Estaba yo levantando la mano que tenía libre para estrechar cortésmente la suya, pero cuando iba a hacerlo subió la cabeza e hizo un gesto de ira. Parecían centellearle los ojos al mirar hacia proa y hacia el aparejo.
—¡Francis, no seas maricón! ¡Como te vea salirte de la eslinga para evitar problemas, te llevo a la plataforma! —y volvió a dirigirse a mí—: Señor Talbot, son peores que niños y se van a matar por mera negligencia, como usted casi lo hizo por ignorancia. Permítame que lo lleve a usted a su camarote… no, no, señor Talbot, no es molestia…
—¡Pero tendrá usted que hacer en el barco!
Como respuesta volvió a mirar hacia el aparejo.
—¡Señor Willis! Aunque esté usted de vigía de tope, puede considerarse a cargo del trabajo de allí y de la gente que lo ha de hacer. Trate de no perder el palo mayor. Ahora, señor Talbot, ¡vamos corriendo!
Para gran sorpresa mía me encontré obedeciendo a aquel joven con una disposición que no me habría podido producir el capitán Anderson. ¡Lo que es más, salté al vestíbulo con la sensación de que todo aquello tenía mucha gracia!
—Puedes irte, Wheeler. Señor Benét, le ruego tome asiento.
—Está usted enfermo, caballero. Yo no tengo ninguna enfermedad corporal, aunque no sé decir en lo moral. Mis velas están henchidas por la pena: «Bella mujer / de formas y rasgos tan desusados.» Lo he ido preparando, eso y algo más, durante la última guardia. Ah, ya recuerdo. Seguía diciendo: «Hermosa criatura, más bella que mujer / de formas y rasgos tan desusados.» Mas se me olvidan los versos. Iba todo junto: «Mas nunca te impondría / ni una pluma de pesar en tu alma.» Lo de la pluma me parece un hallazgo, ¿no?

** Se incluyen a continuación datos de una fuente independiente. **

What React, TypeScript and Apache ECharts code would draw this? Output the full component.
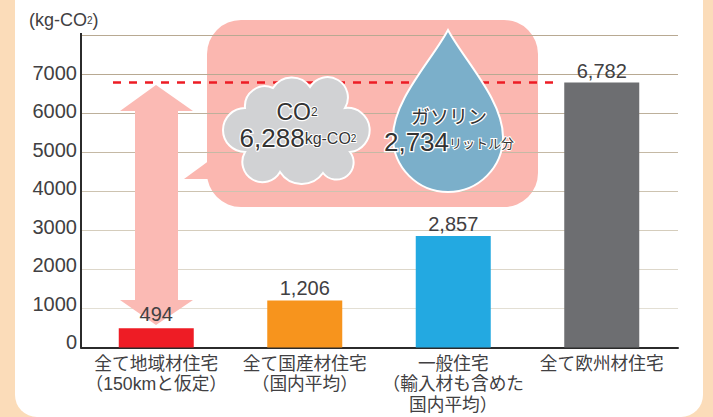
import React, { useEffect, useRef } from "react";
import * as echarts from "echarts";

const categories = [
  "全て地域材住宅\n（150kmと仮定）",
  "全て国産材住宅\n（国内平均）",
  "一般住宅\n（輸入材も含めた\n国内平均）",
  "全て欧州材住宅",
];
const values = [494, 1206, 2857, 6782];
const barColors = ["#ee1c25", "#f7941d", "#23a9e1", "#6d6e71"];
const labelGaps = [4, 2, 2, 2];
const referenceValue = 6782;
const gridLineColors = ["#e3dfd4", "#e3dfd4", "#ddd7ca", "#d5cdbc", "#cdc3b0", "#c5b9a5", "#bdb09b", "#b8a992", "#b8a992"];

const LAT = "'Liberation Sans', Arial, sans-serif";
const CJK = "'Noto Sans CJK JP', sans-serif";
const MIXED = "'Liberation Sans', 'Noto Sans CJK JP', sans-serif";
const TEXT = "#414042";

const cloudPath =
  "M245 108 A20 20 0 0 1 273 88 A22 22 0 0 1 310 87 A20 20 0 0 1 345 108 A22 22 0 0 1 350 152 A17 17 0 0 1 323 173 A26 26 0 0 1 280 172 A20 20 0 0 1 245 152 A22 22 0 0 1 245 108 Z";
const dropPath =
  "M448 30 C432 60 393 100 393 137 A55 55 0 0 0 503 137 C503 100 464 60 448 30 Z";

(echarts.graphic as any).registerShape("cloudShape", (echarts.graphic as any).extendPath(cloudPath, {}));
(echarts.graphic as any).registerShape("dropShape", (echarts.graphic as any).extendPath(dropPath, {}));

export default function App() {
  const ref = useRef<HTMLDivElement>(null);
  useEffect(() => {
    const chart = echarts.init(ref.current!, null, { renderer: "svg" });
    const halo = { stroke: "#ffffff", lineWidth: 2.5, fill: "#333333" };
    chart.setOption({
      animation: false,
      backgroundColor: "#fbdcb9",
      grid: [
        { left: 81, width: 597, top: 35, height: 312.5 },
        { left: 82, width: 594, top: 35, height: 312.5 },
        { left: 81, width: 10, top: 73, height: 269 },
      ],
      xAxis: [
        {
          type: "value", gridIndex: 0, min: 81, max: 678, z: 0,
          axisLine: { show: true, onZero: false, lineStyle: { color: "#2b2b2b", width: 2 } },
          axisTick: { show: false }, axisLabel: { show: false }, splitLine: { show: false },
        },
        {
          type: "category", gridIndex: 1, data: categories,
          axisLine: { show: false }, axisTick: { show: false },
          axisLabel: { interval: 0, margin: 6, fontFamily: MIXED, fontSize: 17.7, lineHeight: 20.5, color: TEXT },
        },
        { type: "value", gridIndex: 2, show: false },
      ],
      yAxis: [
        {
          type: "value", gridIndex: 0, min: 0, max: 8000, interval: 1000, z: 0,
          axisLine: { show: true, lineStyle: { color: "#2b2b2b", width: 2 } },
          axisTick: { show: false }, axisLabel: { show: false },
          splitLine: { show: true, lineStyle: { color: gridLineColors, width: 1 } },
        },
        { type: "value", gridIndex: 1, min: 0, max: 8000, interval: 1000, show: false },
        {
          type: "value", gridIndex: 2, min: 0, max: 7000, interval: 1000,
          axisLine: { show: false }, axisTick: { show: false }, splitLine: { show: false },
          axisLabel: { margin: 4, fontFamily: LAT, fontSize: 20, color: TEXT, formatter: (v: number) => String(v) },
        },
      ],
      series: [
        {
          type: "line", xAxisIndex: 0, yAxisIndex: 0, z: 2, symbol: "none", silent: true,
          data: [[113, referenceValue], [553, referenceValue]],
          lineStyle: { color: "#ed1c24", width: 2.5, type: [8, 8] },
        },
        {
          type: "bar", xAxisIndex: 1, yAxisIndex: 1, z: 3, barWidth: 75,
          data: values.map((v, i) => ({
            value: v,
            itemStyle: { color: barColors[i] },
            label: { distance: labelGaps[i] },
          })),
          label: {
            show: true, position: "top", fontFamily: LAT, fontSize: 20, color: TEXT,
            formatter: (p: any) => Number(p.value).toLocaleString("en-US"),
          },
        },
      ],
      graphic: [
        { type: "rect", z: -2, shape: { x: 15, y: -30, width: 688, height: 447, r: 22 }, style: { fill: "#ffffff" } },
        { type: "polygon", z: -1, shape: { points: [[184, 179], [210, 160], [210, 179]] }, style: { fill: "#fbb7b0" } },
        { type: "rect", z: -1, shape: { x: 207, y: 20, width: 331, height: 187, r: 34 }, style: { fill: "#fbb7b0" } },
        {
          type: "polygon", z: 1,
          shape: { points: [[156, 85], [193, 111], [178, 111], [178, 300], [193, 300], [156, 325], [120, 300], [135, 300], [135, 111], [120, 111]] },
          style: { fill: "#fbbab4" },
        },
        { type: "rect", z: 1, shape: { x: 80, y: 33, width: 2, height: 3 }, style: { fill: "#2b2b2b" } },
        {
          type: "text", z: 5, x: 29, y: 20,
          style: {
            text: "(kg-CO{s|2})", font: `18px ${LAT}`, fill: TEXT, verticalAlign: "middle",
            rich: { s: { fontSize: 10, fontFamily: LAT, fill: TEXT } },
          },
        },
        { type: "cloudShape", z: 5, style: { fill: "#d1d2d4", stroke: "#ffffff", lineWidth: 2 } },
        { type: "dropShape", z: 5, style: { fill: "#7bafca", stroke: "#ffffff", lineWidth: 2 } },
        {
          type: "text", z: 6, x: 297, y: 112,
          style: {
            text: "CO{s|2}", font: `23px ${LAT}`, align: "center", verticalAlign: "middle", ...halo,
            rich: { s: { fontSize: 12, fontFamily: LAT, ...halo, lineWidth: 2 } },
          },
        },
        {
          type: "text", z: 6, x: 298, y: 138,
          style: {
            text: "6,288{m|kg-CO}{s|2}", font: `26px ${LAT}`, align: "center", verticalAlign: "middle", ...halo,
            rich: {
              m: { fontSize: 16, fontFamily: LAT, ...halo, lineWidth: 2 },
              s: { fontSize: 10, fontFamily: LAT, ...halo, lineWidth: 2 },
            },
          },
        },
        {
          type: "text", z: 6, x: 449, y: 115,
          style: { text: "ガソリン", font: `19px ${CJK}`, align: "center", verticalAlign: "middle", ...halo },
        },
        {
          type: "text", z: 6, x: 449, y: 142,
          style: {
            text: "2,734{m|リットル分}", font: `26px ${LAT}`, align: "center", verticalAlign: "middle", ...halo,
            rich: { m: { fontSize: 13, fontFamily: CJK, ...halo, lineWidth: 2 } },
          },
        },
      ],
    });
    return () => chart.dispose();
  }, []);
  return <div ref={ref} style={{ position: "fixed", left: 0, top: 0, width: 713, height: 417 }} />;
}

Me invadió el corazón una dolorosa sospecha.
—¡Es usted del Alcyone!
—¿De dónde si no, en esta inmensidad de agua? «Un extenso, extenso exilio es ahora mi destino.» ¿Le parece bien la aliteración? Naturalmente, volveremos a vernos. Pero me han llamado para una conferencia con el primer oficial en la bodega.
Se marchó rápidamente. Llamé a gritos a Wheeler, que, como de costumbre, estaba al lado de mi conejera. Me ayudó a quitarme el capote.
—Puedes irte, Wheeler.
¡Un joven de rizos dorados, bello rostro y con semanas de acceso a la señorita Chumley! ¡Entonces experimenté plenamente aquella angustia que me había parecido exagerada en los poetas!